TRAMA
Prima opera compiuta di Sokurov che segue i lavori in un kolchoz della famiglia della contadina Marija nel 1978 e poi dieci anni dopo la proiezione nello stesso luogo, l’elegia della contadina si compie.
RECENSIONI
I lavori estivi con attrezzature misteriose e ritmi eterni avvolge la prima stupenda parte dell'Elegia/requiem della contadina Marija, il sole splende nella campagna e si susseguono brevi sequenze di collaborazione e vita quotidiana, la visita al cimitero dove riposa il figlioletto morto, il riposo all'ombra del camion, la figli di Marija che si asciuga il sudore sul retro del carro.
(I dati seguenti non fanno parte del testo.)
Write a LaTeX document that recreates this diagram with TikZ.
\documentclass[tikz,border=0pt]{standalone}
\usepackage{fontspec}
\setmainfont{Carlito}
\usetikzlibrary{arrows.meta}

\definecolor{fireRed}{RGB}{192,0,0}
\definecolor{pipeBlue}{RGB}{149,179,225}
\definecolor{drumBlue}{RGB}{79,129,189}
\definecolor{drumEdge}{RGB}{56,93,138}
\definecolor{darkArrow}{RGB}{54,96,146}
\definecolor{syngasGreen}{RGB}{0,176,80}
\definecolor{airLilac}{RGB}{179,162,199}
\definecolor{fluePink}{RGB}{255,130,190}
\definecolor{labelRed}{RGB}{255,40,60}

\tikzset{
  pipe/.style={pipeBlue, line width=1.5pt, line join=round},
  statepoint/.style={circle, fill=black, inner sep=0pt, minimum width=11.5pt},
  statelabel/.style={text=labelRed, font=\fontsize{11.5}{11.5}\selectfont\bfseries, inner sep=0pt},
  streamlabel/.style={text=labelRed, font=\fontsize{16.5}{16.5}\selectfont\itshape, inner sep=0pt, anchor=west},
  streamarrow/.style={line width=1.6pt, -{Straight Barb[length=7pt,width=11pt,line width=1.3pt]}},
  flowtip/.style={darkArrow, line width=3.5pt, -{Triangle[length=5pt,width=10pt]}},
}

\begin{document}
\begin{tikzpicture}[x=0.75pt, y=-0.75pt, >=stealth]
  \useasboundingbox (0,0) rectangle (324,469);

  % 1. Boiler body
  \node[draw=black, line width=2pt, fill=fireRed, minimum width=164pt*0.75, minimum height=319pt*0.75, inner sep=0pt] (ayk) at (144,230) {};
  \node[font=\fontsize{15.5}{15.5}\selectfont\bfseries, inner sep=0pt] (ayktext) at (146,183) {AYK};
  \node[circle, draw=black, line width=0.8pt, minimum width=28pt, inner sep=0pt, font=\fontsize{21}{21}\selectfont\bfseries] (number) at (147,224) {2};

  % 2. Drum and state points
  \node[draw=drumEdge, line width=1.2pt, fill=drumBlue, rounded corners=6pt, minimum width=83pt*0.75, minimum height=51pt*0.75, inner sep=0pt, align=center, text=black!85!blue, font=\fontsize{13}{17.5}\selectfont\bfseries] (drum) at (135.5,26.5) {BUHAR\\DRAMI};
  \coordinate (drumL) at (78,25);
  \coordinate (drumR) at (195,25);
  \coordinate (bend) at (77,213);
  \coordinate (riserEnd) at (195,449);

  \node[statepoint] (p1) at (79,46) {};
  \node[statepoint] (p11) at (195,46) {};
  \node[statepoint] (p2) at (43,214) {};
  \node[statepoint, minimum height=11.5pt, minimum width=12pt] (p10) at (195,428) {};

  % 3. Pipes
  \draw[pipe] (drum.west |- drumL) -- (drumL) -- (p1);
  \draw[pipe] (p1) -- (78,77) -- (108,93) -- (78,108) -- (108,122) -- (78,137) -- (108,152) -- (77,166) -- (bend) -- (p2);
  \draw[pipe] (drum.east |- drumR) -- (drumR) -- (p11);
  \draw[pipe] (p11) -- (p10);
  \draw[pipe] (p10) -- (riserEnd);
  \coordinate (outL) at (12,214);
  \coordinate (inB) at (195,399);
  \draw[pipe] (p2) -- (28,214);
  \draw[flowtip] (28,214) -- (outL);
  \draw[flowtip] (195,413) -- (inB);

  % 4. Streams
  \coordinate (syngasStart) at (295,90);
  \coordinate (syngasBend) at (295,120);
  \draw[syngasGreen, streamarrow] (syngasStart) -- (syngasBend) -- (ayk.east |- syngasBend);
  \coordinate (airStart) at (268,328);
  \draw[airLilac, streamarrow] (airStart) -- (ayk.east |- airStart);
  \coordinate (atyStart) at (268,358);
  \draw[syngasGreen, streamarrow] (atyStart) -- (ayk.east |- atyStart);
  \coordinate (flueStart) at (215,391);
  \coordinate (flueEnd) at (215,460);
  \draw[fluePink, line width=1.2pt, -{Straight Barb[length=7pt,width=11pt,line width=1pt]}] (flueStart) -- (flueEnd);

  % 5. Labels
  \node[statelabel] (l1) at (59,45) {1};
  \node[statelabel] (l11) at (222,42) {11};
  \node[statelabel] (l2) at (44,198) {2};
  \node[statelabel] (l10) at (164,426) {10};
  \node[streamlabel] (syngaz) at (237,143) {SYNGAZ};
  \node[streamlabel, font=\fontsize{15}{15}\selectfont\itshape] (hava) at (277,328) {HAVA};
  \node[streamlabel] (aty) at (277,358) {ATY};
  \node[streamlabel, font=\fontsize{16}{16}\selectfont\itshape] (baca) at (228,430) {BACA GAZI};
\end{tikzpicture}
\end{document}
La protagonista è presente ovunque con la sua energia e le memorie, nella spossante fatica del lavoro come nei tristi racconti serali alla luce del set.
I tempi e gli spazi dell'azione si eternano nell'occhio puro e limpidamente russo di Sokurov, senza indugiare ma con la continua capacità di cogliere questo o quel dettaglio, situazione, parola capaci di sintetizzare l'istante del sentire, una qualità così rara da avere il gusto misterioso dell'epifania ed è il tratto indimenticabile del regista.
A distanza di dieci anni, introdotto da due lunghe sequenze d'avvicinamento in automobile, il regista si reca nuovamente nel villaggio di Marija per la proiezione della prima parte. I colori si slavano nel bianco e nero di contro all'algida solarità dei tempi del lavoro, Marija è morta da tempo, stroncata dalle fatiche, la figlia si avvicina, finita la proiezione, al padre chiedendo perché abbia dovuto invitarlo dopo lungo tempo, l'uomo, senza parole adeguate, non può che confermale il proprio affetto, prima di uscire dalla sala. La macchina da presa si inoltra nel bosco del cimitero fino alla tomba di Marija accanto a quella del figlio.
Superflua è ogni spiegazione, la voice over del regista ha avvertito solo della situazione in cui si sono svolte le riprese, la diversità della situazione è evidente, bruciante e "Maria è un film requiem per una contadina".